***** INPUT MATERIAL *****
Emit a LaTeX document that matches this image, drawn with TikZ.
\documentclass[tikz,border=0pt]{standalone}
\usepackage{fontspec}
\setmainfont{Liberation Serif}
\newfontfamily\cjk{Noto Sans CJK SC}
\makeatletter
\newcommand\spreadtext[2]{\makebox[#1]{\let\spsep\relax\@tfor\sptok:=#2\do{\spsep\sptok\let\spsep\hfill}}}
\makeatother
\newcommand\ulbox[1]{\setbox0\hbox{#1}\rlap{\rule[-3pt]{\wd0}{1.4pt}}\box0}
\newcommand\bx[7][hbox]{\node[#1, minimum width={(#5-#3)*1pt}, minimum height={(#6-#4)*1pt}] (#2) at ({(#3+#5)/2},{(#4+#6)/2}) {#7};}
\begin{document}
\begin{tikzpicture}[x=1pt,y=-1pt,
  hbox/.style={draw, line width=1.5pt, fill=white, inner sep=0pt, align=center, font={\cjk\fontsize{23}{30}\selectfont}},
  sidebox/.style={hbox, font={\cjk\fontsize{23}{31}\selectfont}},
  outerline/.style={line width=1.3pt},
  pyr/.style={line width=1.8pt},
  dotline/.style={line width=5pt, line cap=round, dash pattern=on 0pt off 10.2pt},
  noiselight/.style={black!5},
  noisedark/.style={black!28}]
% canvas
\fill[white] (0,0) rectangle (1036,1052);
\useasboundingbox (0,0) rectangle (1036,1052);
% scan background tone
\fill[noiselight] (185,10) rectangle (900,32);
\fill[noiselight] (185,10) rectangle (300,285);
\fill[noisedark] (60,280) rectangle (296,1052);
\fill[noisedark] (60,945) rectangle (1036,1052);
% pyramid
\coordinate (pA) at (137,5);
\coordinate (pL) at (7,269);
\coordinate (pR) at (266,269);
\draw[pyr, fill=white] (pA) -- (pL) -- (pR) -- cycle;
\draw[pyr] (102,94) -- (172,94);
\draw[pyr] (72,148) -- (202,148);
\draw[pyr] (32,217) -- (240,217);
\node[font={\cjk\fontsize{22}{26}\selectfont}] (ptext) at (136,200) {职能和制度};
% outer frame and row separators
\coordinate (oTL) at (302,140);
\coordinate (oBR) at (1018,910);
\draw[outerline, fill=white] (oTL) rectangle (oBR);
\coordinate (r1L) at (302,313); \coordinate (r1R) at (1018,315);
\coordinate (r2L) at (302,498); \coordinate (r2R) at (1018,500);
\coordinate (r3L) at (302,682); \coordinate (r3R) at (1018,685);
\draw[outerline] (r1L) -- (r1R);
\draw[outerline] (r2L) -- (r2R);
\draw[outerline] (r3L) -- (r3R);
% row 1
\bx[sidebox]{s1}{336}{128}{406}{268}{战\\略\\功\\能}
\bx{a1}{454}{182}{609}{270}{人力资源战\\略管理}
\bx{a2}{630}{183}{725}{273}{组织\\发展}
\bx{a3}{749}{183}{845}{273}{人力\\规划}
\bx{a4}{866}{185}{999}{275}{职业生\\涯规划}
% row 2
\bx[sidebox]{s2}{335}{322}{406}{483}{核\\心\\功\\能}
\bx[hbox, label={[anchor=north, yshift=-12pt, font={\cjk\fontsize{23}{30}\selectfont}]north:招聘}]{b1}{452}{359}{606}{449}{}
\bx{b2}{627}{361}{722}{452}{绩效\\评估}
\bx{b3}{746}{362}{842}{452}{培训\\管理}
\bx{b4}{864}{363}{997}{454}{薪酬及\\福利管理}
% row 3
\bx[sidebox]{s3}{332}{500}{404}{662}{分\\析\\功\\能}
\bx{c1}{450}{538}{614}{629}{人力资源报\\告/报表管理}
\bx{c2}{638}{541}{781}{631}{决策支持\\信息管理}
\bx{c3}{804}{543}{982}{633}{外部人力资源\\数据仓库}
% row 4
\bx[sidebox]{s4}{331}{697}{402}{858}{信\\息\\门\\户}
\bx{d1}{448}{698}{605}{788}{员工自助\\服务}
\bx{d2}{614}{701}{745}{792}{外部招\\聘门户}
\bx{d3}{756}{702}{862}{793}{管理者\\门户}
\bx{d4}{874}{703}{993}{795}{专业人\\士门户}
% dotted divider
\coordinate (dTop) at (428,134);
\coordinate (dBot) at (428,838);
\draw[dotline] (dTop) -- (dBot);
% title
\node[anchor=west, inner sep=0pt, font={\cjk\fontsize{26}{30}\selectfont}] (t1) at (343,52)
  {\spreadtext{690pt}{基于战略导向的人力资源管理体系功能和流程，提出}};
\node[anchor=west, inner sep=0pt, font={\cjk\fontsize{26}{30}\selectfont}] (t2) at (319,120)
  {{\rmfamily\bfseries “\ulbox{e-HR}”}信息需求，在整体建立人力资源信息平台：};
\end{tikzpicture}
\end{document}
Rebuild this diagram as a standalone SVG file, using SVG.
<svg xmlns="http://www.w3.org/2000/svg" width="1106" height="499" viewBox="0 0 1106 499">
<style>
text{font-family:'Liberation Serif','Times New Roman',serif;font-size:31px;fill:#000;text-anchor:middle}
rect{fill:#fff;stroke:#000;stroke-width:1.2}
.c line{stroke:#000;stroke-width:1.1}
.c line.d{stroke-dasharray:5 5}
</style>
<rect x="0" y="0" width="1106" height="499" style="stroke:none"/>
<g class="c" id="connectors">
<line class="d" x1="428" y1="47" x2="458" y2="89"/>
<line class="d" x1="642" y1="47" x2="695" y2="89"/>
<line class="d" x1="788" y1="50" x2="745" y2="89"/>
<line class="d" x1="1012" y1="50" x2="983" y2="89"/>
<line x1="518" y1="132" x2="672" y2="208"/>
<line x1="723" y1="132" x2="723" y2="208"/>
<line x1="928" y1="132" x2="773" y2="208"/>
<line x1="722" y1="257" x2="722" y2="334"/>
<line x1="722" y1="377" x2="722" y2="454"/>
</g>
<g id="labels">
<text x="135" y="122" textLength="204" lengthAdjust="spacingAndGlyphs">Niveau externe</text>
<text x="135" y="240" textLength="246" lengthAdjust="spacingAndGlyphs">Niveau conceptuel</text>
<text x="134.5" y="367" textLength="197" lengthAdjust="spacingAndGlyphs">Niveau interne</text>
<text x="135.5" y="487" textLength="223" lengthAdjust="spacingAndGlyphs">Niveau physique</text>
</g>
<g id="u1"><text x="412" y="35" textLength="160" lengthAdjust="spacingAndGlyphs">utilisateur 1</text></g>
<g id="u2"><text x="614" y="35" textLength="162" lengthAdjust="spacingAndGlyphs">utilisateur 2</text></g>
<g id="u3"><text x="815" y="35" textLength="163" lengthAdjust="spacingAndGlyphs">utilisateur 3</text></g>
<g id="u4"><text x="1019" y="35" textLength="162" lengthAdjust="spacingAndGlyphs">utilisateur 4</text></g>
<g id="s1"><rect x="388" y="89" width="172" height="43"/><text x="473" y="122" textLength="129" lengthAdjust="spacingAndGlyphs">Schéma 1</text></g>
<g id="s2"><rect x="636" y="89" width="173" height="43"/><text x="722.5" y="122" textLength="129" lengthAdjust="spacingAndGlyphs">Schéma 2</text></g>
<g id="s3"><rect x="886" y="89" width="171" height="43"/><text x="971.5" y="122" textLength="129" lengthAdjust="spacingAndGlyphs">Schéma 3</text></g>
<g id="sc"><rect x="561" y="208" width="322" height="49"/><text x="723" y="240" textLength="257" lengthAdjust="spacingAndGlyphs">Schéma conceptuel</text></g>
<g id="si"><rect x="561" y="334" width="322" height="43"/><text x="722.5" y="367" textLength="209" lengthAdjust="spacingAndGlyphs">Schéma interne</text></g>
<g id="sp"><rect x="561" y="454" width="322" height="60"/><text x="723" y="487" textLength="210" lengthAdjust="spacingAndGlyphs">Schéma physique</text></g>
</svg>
*****
***** INPUT MATERIAL *****
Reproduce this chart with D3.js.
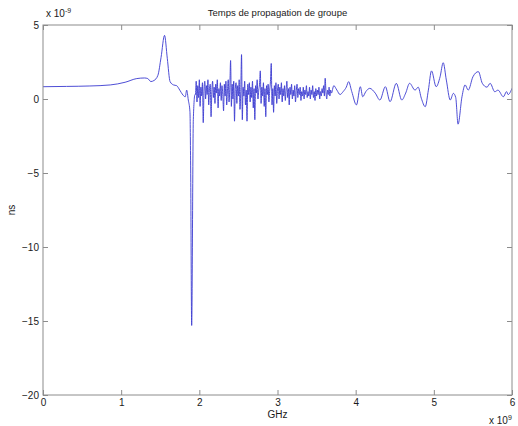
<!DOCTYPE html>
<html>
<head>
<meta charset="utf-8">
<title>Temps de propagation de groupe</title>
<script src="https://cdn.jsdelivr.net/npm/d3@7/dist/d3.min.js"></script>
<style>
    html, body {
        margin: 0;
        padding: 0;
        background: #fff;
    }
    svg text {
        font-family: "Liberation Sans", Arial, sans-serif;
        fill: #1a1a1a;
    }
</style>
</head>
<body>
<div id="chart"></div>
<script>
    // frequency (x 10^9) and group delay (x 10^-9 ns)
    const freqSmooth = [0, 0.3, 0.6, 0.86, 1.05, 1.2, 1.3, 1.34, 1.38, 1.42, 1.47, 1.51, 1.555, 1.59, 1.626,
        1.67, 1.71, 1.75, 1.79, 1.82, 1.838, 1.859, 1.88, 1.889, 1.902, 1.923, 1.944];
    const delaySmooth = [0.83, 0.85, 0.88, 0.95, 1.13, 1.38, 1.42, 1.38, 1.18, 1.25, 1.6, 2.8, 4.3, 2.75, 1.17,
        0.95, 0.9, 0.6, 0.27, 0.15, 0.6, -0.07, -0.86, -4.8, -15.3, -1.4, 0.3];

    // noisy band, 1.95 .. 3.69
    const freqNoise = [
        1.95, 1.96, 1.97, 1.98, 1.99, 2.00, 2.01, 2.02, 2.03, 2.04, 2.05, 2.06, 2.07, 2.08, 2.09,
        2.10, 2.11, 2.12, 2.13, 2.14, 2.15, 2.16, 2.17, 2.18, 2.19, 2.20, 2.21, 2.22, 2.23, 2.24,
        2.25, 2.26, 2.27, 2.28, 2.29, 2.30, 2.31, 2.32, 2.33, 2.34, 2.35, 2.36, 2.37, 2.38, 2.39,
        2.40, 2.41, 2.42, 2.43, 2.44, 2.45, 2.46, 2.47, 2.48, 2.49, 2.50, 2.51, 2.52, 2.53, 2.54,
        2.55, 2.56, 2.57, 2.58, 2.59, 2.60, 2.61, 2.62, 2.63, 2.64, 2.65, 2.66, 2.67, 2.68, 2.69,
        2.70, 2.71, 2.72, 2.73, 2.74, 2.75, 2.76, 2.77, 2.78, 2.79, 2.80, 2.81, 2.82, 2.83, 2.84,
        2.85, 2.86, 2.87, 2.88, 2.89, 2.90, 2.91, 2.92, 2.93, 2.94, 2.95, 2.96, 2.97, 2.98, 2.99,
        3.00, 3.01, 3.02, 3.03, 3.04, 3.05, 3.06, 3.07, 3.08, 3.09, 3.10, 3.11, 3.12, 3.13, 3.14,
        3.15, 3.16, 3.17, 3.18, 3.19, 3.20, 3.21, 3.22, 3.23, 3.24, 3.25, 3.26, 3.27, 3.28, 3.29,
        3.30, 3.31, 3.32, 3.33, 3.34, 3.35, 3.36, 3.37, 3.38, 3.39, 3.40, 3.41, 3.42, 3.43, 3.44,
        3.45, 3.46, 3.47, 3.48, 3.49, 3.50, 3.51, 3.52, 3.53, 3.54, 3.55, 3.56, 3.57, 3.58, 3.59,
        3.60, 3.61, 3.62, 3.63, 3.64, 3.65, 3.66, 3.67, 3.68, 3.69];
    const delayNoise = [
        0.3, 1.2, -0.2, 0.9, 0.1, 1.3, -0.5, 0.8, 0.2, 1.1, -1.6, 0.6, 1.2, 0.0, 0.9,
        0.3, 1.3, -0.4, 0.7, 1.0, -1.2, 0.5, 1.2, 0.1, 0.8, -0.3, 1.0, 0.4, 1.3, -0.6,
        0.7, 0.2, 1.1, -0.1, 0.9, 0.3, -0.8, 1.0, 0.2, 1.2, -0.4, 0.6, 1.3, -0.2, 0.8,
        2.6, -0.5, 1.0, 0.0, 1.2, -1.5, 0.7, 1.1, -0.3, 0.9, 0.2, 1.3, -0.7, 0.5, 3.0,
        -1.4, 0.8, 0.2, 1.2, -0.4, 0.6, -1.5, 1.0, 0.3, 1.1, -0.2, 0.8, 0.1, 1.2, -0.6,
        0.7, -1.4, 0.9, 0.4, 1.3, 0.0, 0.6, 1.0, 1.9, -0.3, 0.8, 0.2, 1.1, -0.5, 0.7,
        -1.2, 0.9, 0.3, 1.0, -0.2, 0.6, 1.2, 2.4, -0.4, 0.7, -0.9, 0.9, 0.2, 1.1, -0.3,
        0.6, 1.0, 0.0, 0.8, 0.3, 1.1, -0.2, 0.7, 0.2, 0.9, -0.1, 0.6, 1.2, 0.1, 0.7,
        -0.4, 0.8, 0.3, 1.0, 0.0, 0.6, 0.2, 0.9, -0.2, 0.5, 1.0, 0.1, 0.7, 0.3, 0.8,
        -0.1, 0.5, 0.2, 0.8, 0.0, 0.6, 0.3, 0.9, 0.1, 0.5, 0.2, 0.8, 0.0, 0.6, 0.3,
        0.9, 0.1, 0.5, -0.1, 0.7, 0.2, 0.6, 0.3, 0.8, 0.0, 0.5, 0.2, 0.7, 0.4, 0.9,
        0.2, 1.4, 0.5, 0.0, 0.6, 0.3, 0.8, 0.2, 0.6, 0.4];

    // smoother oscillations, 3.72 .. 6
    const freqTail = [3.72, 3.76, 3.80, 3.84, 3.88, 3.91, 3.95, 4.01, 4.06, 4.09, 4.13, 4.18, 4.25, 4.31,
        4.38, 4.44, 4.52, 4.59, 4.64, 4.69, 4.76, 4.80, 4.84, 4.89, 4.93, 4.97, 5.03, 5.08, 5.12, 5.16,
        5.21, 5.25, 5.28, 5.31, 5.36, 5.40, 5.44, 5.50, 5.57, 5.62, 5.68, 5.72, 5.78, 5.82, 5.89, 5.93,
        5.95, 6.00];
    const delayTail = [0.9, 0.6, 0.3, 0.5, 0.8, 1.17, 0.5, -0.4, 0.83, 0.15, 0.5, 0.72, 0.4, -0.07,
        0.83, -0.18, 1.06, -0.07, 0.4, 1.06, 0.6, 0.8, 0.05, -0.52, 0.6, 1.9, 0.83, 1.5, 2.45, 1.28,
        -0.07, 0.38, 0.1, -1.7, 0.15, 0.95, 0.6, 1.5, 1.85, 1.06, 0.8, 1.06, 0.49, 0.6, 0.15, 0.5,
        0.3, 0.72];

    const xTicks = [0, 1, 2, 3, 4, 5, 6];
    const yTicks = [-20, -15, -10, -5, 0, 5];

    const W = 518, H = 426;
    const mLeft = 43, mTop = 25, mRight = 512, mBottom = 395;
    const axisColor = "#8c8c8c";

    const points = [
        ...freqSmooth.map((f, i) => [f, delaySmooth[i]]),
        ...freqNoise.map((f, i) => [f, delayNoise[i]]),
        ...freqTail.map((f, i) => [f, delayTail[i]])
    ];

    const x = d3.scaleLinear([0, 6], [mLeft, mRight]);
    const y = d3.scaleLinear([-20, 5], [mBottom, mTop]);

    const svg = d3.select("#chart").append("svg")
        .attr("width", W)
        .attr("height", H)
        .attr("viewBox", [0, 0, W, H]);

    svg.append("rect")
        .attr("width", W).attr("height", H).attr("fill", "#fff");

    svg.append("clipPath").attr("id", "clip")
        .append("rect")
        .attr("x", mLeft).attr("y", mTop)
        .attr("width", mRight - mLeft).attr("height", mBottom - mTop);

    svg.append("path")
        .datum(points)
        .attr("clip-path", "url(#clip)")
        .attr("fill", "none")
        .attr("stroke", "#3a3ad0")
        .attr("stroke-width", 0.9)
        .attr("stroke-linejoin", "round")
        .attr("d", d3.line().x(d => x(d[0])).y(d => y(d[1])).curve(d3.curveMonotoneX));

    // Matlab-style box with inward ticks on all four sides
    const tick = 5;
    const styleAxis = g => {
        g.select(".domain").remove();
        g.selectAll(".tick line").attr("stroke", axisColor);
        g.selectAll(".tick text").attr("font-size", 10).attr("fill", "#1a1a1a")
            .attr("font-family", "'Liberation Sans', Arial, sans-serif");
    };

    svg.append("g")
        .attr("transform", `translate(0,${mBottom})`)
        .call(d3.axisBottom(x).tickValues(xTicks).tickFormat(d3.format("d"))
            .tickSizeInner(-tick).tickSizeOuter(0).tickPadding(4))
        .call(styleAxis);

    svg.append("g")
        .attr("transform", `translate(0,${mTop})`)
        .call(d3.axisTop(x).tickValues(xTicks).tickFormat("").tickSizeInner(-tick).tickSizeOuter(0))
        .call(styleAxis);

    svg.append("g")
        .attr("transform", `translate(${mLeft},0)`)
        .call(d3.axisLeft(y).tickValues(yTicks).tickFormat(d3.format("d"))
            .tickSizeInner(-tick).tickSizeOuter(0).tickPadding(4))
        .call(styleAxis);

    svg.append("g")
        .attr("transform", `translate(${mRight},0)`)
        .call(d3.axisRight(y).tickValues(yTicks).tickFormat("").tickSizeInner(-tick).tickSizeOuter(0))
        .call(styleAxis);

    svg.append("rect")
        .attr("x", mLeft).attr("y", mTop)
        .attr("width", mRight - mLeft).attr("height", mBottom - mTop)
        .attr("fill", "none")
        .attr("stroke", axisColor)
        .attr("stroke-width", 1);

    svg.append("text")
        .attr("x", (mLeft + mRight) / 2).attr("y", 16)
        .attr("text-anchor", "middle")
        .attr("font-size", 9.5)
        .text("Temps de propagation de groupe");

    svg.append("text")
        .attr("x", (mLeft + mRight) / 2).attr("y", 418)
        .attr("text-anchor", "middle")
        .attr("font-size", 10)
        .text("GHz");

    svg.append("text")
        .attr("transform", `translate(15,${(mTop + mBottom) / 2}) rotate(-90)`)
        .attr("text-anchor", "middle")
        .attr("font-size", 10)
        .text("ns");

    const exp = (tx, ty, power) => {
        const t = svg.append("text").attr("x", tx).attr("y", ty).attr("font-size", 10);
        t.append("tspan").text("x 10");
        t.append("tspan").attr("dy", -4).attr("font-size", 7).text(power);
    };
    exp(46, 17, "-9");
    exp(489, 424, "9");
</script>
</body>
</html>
*****
***** INPUT MATERIAL *****
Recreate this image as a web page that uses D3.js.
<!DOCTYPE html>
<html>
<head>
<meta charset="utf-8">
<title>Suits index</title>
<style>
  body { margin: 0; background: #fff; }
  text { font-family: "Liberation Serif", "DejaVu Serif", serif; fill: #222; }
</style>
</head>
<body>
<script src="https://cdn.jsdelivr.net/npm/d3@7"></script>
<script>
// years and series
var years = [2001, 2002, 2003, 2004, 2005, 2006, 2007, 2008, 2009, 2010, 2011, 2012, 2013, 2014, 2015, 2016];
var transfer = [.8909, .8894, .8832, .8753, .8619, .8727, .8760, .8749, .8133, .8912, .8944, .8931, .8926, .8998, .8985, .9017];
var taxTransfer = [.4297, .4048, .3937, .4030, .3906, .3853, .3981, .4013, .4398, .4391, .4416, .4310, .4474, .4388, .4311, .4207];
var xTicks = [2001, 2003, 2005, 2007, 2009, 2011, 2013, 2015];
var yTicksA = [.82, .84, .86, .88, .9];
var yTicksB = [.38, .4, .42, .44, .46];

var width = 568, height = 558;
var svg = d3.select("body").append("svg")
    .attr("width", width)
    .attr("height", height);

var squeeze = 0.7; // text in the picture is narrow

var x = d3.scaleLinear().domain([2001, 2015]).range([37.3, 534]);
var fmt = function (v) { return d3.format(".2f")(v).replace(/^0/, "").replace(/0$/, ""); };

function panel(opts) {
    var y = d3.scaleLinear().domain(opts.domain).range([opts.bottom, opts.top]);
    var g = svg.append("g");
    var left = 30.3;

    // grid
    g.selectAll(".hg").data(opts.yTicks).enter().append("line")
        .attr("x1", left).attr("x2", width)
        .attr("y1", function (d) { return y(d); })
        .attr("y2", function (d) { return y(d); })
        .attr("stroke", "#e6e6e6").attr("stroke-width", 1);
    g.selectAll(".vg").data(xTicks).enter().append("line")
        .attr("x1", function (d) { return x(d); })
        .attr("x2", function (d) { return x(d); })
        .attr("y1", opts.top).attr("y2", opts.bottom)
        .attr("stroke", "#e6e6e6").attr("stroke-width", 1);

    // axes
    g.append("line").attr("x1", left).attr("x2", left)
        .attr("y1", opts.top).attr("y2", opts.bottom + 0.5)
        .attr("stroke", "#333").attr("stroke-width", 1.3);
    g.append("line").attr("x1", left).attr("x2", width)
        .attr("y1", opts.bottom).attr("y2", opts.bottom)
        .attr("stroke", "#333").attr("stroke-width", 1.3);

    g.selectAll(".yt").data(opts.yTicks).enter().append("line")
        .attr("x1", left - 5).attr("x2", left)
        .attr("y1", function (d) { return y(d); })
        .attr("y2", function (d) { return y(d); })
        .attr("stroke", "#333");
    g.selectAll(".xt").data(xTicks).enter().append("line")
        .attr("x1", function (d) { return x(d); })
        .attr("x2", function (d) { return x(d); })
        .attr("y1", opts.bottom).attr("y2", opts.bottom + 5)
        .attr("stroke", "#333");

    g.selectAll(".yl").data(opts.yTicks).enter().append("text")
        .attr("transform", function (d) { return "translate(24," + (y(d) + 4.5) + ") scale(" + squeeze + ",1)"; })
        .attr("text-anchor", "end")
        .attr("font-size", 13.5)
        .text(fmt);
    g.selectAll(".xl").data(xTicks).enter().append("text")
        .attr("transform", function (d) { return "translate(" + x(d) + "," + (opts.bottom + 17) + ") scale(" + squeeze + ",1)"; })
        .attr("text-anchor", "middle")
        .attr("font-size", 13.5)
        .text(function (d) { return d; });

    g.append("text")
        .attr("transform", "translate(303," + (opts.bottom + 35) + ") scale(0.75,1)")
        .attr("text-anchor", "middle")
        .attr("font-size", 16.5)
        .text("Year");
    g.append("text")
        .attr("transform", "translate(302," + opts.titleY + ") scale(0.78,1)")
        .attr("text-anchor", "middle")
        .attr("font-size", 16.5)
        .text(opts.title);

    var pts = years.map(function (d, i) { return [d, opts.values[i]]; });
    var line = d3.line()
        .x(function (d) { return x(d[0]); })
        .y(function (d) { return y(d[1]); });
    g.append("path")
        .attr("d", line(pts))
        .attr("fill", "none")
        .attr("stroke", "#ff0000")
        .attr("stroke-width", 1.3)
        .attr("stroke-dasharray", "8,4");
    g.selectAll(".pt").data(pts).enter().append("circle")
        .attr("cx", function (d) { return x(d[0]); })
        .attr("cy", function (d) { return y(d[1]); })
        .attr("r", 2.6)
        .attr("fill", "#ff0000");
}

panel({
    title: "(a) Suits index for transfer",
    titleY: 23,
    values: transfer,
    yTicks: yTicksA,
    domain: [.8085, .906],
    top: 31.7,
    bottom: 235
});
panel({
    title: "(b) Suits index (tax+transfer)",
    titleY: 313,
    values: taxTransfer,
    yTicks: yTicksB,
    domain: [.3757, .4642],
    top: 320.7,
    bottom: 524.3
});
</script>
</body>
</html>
*****
### SHORT EXERCISE
Word for word, repeat the lines above from the one with "Reproduce this chart with D3.js." through the one with "-15.3, -1.4, 0.3];", and nothing beyond them. Omit the pictures.

### TASK OUTPUT
Reproduce this chart with D3.js.
<!DOCTYPE html>
<html>
<head>
<meta charset="utf-8">
<title>Temps de propagation de groupe</title>
<script src="https://cdn.jsdelivr.net/npm/d3@7/dist/d3.min.js"></script>
<style>
    html, body {
        margin: 0;
        padding: 0;
        background: #fff;
    }
    svg text {
        font-family: "Liberation Sans", Arial, sans-serif;
        fill: #1a1a1a;
    }
</style>
</head>
<body>
<div id="chart"></div>
<script>
    // frequency (x 10^9) and group delay (x 10^-9 ns)
    const freqSmooth = [0, 0.3, 0.6, 0.86, 1.05, 1.2, 1.3, 1.34, 1.38, 1.42, 1.47, 1.51, 1.555, 1.59, 1.626,
        1.67, 1.71, 1.75, 1.79, 1.82, 1.838, 1.859, 1.88, 1.889, 1.902, 1.923, 1.944];
    const delaySmooth = [0.83, 0.85, 0.88, 0.95, 1.13, 1.38, 1.42, 1.38, 1.18, 1.25, 1.6, 2.8, 4.3, 2.75, 1.17,
        0.95, 0.9, 0.6, 0.27, 0.15, 0.6, -0.07, -0.86, -4.8, -15.3, -1.4, 0.3];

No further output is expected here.